[Start of DATA SECTION]

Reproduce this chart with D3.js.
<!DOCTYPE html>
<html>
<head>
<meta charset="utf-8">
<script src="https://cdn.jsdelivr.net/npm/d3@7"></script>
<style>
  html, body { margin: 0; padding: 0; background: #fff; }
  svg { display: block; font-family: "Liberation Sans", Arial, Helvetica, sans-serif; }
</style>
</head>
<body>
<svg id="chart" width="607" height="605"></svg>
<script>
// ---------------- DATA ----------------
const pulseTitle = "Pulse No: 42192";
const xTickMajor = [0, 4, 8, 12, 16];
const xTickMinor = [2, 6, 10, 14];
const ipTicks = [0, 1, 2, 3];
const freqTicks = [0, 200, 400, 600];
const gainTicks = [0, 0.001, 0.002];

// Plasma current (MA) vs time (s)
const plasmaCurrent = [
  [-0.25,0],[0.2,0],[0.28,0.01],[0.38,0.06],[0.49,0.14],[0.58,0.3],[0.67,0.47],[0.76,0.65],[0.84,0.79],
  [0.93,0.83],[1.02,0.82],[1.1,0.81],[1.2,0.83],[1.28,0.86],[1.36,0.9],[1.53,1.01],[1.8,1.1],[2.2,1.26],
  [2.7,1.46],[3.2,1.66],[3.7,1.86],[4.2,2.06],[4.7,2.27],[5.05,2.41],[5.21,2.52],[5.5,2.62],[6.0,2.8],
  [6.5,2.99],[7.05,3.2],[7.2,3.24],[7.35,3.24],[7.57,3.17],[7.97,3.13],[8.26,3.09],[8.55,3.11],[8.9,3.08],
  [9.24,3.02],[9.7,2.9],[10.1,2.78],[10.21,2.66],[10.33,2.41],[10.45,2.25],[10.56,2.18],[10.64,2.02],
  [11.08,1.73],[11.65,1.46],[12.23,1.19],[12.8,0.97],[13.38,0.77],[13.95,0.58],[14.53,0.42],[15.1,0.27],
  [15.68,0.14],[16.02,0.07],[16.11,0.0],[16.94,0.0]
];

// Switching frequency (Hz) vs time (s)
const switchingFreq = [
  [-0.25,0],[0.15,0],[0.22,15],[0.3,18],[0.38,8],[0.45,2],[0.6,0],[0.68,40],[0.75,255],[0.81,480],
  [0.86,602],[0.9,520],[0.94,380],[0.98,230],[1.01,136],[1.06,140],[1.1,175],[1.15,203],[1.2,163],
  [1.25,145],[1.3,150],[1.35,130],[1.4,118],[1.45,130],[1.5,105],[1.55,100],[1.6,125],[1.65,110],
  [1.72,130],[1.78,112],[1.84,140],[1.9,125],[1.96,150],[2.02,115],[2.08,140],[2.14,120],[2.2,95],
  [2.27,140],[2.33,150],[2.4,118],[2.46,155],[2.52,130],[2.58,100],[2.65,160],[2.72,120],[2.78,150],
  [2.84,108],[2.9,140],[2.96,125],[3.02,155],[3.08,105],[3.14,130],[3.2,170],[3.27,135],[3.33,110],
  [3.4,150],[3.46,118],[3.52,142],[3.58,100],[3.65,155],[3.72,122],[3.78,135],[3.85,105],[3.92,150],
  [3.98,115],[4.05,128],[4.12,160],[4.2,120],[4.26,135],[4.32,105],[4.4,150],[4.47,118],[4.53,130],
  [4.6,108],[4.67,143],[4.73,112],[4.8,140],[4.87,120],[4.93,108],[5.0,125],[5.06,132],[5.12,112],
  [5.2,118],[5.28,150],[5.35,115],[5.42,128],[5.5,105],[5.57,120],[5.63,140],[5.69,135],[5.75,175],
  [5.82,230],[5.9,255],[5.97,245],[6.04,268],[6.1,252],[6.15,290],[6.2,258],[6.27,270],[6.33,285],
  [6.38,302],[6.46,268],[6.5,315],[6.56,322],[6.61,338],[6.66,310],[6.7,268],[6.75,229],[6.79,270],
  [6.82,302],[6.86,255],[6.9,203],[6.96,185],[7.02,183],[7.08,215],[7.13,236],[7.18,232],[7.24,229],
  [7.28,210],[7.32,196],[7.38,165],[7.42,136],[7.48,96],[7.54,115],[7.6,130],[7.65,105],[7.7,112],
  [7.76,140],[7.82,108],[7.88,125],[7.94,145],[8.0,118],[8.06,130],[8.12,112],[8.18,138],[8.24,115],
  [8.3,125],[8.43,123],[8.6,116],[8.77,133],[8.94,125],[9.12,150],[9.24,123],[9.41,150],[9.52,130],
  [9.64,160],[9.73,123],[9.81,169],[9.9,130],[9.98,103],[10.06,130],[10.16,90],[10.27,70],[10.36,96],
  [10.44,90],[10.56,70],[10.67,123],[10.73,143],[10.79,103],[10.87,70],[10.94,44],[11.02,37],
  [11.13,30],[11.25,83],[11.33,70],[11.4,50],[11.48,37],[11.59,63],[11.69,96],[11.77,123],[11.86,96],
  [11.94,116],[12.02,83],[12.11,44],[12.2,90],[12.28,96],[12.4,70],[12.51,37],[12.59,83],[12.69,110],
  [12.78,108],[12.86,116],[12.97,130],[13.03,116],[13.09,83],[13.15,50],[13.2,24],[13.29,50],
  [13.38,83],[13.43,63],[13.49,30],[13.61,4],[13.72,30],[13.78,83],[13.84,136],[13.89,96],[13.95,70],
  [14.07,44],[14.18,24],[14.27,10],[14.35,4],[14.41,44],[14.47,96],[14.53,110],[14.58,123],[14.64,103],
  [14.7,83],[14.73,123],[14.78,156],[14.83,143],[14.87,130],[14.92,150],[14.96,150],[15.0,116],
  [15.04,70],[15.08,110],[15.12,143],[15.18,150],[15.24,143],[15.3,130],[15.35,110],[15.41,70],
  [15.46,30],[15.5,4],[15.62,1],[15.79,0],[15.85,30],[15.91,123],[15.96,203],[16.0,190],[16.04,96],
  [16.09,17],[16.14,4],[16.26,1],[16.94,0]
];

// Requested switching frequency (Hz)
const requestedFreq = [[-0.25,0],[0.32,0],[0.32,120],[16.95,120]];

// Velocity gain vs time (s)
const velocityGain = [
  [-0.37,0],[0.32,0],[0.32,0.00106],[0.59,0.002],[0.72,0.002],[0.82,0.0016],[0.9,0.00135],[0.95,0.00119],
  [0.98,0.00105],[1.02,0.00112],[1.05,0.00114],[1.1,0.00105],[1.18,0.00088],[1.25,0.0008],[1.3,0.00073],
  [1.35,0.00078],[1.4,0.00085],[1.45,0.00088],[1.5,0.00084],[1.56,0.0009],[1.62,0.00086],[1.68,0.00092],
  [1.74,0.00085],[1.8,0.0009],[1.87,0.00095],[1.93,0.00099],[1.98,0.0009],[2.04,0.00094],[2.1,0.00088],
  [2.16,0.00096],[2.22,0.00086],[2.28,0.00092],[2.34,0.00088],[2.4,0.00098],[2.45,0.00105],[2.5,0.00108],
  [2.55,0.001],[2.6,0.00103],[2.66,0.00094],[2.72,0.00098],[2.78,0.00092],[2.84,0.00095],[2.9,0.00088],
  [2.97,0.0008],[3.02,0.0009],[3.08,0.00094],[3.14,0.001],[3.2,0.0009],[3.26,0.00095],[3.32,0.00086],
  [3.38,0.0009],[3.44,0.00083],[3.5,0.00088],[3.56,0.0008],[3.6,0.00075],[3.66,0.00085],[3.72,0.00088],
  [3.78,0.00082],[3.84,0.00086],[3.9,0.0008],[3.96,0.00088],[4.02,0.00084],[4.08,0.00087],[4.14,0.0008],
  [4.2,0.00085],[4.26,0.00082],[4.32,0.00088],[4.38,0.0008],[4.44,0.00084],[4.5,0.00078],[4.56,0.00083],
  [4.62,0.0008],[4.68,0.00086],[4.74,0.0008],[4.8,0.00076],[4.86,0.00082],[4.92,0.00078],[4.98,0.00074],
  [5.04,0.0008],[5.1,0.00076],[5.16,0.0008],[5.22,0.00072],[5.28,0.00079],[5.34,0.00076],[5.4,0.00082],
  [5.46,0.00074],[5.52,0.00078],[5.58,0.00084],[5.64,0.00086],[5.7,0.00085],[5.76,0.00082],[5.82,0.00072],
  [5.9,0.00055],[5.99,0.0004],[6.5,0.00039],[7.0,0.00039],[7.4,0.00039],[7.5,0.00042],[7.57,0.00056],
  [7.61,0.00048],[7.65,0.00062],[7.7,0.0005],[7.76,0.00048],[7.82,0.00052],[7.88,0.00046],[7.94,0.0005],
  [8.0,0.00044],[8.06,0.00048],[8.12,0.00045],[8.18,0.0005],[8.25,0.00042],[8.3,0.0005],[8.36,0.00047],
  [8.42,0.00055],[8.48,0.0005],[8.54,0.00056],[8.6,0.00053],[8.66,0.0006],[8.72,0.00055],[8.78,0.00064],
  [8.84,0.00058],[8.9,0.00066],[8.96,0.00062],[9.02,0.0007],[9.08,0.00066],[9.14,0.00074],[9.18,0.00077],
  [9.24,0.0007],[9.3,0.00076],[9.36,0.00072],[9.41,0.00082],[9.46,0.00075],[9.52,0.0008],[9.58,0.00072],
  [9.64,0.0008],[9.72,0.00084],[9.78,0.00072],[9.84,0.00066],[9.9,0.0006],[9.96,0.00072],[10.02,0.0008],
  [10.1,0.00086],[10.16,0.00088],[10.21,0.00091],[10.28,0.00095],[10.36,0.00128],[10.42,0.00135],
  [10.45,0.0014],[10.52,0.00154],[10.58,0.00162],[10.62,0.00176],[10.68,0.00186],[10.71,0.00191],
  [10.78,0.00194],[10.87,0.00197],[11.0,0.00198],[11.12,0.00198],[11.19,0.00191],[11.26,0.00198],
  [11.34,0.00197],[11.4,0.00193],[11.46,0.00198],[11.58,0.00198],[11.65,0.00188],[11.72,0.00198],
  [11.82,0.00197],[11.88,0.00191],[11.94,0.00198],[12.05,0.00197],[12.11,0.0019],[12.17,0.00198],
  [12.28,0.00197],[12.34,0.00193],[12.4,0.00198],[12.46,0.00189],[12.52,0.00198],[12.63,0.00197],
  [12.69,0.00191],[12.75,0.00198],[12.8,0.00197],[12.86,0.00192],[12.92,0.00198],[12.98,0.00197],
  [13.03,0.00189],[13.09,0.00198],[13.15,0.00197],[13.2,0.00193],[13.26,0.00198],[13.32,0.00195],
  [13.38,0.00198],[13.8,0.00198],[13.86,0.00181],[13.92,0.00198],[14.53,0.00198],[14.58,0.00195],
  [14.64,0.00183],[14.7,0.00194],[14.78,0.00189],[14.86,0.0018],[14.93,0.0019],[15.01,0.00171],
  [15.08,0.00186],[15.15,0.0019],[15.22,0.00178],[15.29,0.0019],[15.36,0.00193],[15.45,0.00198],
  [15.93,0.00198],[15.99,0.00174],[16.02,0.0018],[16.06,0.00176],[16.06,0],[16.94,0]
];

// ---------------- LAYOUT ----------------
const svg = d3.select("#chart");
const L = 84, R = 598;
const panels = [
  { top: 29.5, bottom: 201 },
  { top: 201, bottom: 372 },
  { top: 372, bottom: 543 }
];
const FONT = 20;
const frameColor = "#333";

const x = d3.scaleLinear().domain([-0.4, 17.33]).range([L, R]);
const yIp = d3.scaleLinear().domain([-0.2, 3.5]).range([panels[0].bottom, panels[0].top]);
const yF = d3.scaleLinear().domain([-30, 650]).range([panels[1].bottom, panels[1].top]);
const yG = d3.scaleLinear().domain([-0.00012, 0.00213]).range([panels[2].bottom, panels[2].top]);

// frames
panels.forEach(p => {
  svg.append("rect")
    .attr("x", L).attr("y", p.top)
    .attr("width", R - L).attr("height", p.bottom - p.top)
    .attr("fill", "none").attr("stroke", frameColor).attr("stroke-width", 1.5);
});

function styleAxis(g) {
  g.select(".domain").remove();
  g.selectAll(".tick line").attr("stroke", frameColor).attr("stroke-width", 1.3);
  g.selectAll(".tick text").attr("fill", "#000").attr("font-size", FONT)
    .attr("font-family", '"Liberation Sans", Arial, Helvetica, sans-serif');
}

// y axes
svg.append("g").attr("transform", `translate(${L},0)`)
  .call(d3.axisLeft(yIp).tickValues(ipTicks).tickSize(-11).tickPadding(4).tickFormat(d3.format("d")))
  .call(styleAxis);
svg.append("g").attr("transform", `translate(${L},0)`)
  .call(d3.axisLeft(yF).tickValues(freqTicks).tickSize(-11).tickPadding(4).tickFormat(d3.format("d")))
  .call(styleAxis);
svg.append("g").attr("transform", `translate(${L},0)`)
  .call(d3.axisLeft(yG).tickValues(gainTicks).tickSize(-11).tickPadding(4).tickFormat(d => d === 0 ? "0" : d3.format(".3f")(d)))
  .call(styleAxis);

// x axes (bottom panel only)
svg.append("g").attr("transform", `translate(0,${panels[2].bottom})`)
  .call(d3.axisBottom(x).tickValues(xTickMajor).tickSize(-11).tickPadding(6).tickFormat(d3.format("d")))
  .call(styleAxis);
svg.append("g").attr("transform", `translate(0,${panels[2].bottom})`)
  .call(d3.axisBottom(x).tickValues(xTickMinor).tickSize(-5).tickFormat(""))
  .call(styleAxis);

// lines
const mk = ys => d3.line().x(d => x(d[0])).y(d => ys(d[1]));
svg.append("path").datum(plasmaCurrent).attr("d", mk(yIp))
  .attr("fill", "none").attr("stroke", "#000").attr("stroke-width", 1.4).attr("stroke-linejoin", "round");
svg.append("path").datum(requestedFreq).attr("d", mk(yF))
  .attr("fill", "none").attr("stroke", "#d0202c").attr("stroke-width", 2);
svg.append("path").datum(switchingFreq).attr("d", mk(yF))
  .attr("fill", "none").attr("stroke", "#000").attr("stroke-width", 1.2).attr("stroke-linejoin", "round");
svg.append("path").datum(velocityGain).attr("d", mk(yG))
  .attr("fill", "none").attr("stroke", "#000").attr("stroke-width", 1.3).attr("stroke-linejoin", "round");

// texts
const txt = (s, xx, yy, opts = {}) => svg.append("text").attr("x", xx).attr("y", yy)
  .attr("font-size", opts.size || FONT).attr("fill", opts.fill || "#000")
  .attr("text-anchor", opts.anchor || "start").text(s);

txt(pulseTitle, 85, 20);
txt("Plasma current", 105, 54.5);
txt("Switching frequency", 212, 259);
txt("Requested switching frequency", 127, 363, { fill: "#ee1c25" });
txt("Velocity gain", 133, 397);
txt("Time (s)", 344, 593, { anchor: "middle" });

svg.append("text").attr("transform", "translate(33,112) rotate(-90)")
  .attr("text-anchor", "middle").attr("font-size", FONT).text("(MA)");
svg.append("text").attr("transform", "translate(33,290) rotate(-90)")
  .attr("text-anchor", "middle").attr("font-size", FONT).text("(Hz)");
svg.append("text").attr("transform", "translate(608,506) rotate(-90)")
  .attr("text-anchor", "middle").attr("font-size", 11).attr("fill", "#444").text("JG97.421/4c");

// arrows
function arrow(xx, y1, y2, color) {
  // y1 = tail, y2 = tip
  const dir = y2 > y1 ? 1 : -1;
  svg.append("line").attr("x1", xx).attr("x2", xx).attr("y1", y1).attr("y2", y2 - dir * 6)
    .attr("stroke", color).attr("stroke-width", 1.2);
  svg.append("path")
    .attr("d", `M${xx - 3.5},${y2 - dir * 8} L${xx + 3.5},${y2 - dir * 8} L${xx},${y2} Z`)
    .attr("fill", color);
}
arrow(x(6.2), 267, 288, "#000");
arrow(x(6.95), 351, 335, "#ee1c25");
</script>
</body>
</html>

[End of DATA SECTION]

→ **WHAT YOU NEED TO DO**: From the first line of the listing above to the line with "const gainTicks = [0, 0.001, 0.002];", please transcribe each line exactly, both ends included, and nothing beyond that.

→ **ANSWER TO THE PROBLEM**:
Reproduce this chart with D3.js.
<!DOCTYPE html>
<html>
<head>
<meta charset="utf-8">
<script src="https://cdn.jsdelivr.net/npm/d3@7"></script>
<style>
  html, body { margin: 0; padding: 0; background: #fff; }
  svg { display: block; font-family: "Liberation Sans", Arial, Helvetica, sans-serif; }
</style>
</head>
<body>
<svg id="chart" width="607" height="605"></svg>
<script>
// ---------------- DATA ----------------
const pulseTitle = "Pulse No: 42192";
const xTickMajor = [0, 4, 8, 12, 16];
const xTickMinor = [2, 6, 10, 14];
const ipTicks = [0, 1, 2, 3];
const freqTicks = [0, 200, 400, 600];
const gainTicks = [0, 0.001, 0.002];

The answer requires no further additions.